Boundary: This explainer does not provide tactical drone use, payload guidance, targeting, surveillance tradecraft, evasion, jamming guidance, protected-site vulnerability analysis, operational deployment guidance, supplier targeting, procurement advice, or technical build instructions.
Bottom Line
Drones and counter-UAS are now a strategic industrial problem, not only a battlefield gadget category. Low-cost uncrewed systems can impose pressure on expensive platforms, logistics, air defense, public morale, and infrastructure. Counter-UAS systems then create their own demand for sensors, effectors, software, training, batteries, electronics, and rapid adaptation.
The key WARLOCK-INDEX question is how drone scale changes defense economics, industrial demand, and adaptation cycles without turning public documentation into a tactical guide.
Why It Matters
Drones lower the barrier to persistent observation, strike, harassment, deception, and saturation pressure. States use them, but so do proxies, insurgents, criminal networks, and improvised wartime ecosystems. Ukraine, Russia, Iran-linked networks, Red Sea disruption, and Indo-Pacific planning all show that drone pressure can shape strategic outcomes even when individual systems are cheap or expendable.
Counter-UAS matters because defending against drones is not a single device. It is a layered problem: detect, identify, decide, defeat, assess, and replenish. Each layer has costs and limits.
How The System Works
The drone side includes airframes, motors, batteries, control links, navigation, sensors, software, payload integration, operators, data processing, supply chains, and replacement capacity.
The counter-UAS side includes detection, identification, electronic protection, kinetic or non-kinetic effects, command systems, training, legal authorities, maintenance, and enough capacity to handle repeated attempts.
The industrial side includes commercial electronics, batteries, microelectronics, optics, software, motors, energetic materials, additive manufacturing, repair, and fast procurement pathways. This makes drone/C-UAS a cross-file issue for DIB, critical materials, cyber, space, munitions, and nonstate actor profiles.
Key Dynamics
The first dynamic is adaptation speed. Drone designs, tactics, defenses, and countermeasures can change faster than traditional acquisition cycles.

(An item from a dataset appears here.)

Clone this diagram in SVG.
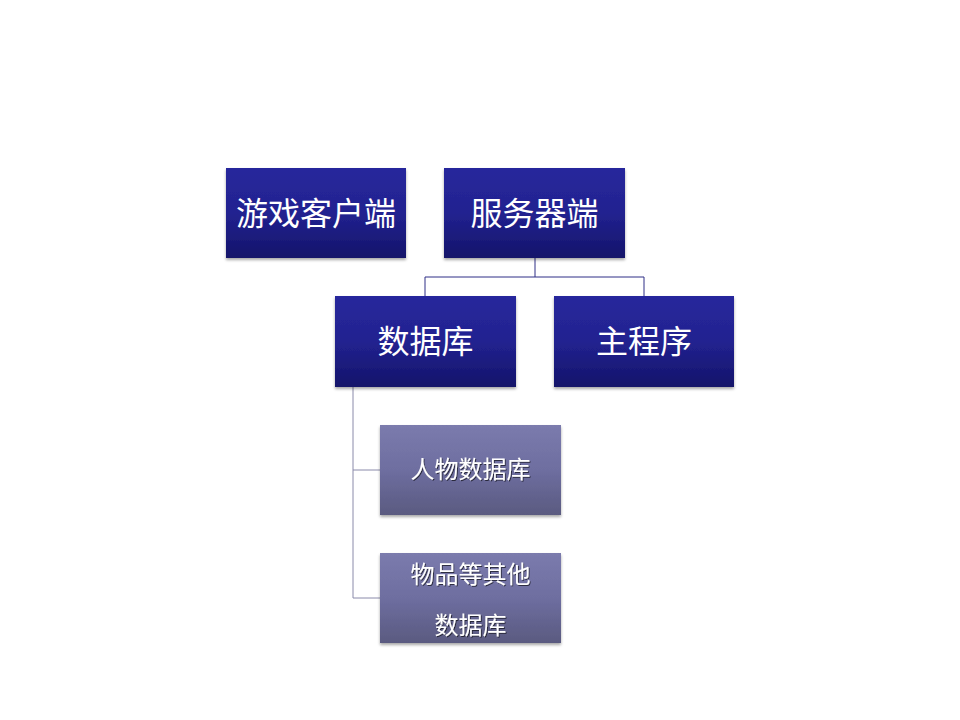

The second dynamic is cost pressure. A cheap system can force an expensive response. The answer is not a single cheaper interceptor; it is a layered defense and production problem.
The third dynamic is commercial spillover. Many drone-relevant components come from civilian markets. That complicates export controls, supply-chain security, and attribution.
The fourth dynamic is dual-use ambiguity. A part or platform can be civilian in one context and military-relevant in another. The corpus should avoid treating all civilian technology as military support while still recognizing the strategic effect of dual-use supply chains.
Evidence And Source Caveats
Official budget and program sources can show demand signals. Ukraine-related sources can show battlefield relevance. Oversight sources can show acquisition and integration problems. Critical-materials sources can show input risks.
Public reporting on drone effects is often vivid but uneven. Individual videos, claims, or social-media posts should not become system-level conclusions without official, technical, or multi-source corroboration.
Common Misreadings
- Treating drones as either decisive by themselves or irrelevant because they are cheap.
- Treating counter-UAS as one technology instead of a layered system.
- Treating battlefield anecdotes as production evidence.
- Treating commercial components as proof of state intent without source support.
- Treating public countermeasure discussion as permission to provide technical or tactical detail.
What To Watch
- DoD, service, and allied UAS/C-UAS budget lines.
- Joint C-sUAS public source-family updates.
- Ukraine, Red Sea, Middle East, and Indo-Pacific public demand signals.
- Critical-materials, battery, electronics, and microelectronics evidence.
- GAO, CRS, CBO, IG, parliamentary, and audit oversight.
- Export-control, sanctions, and dual-use enforcement source changes.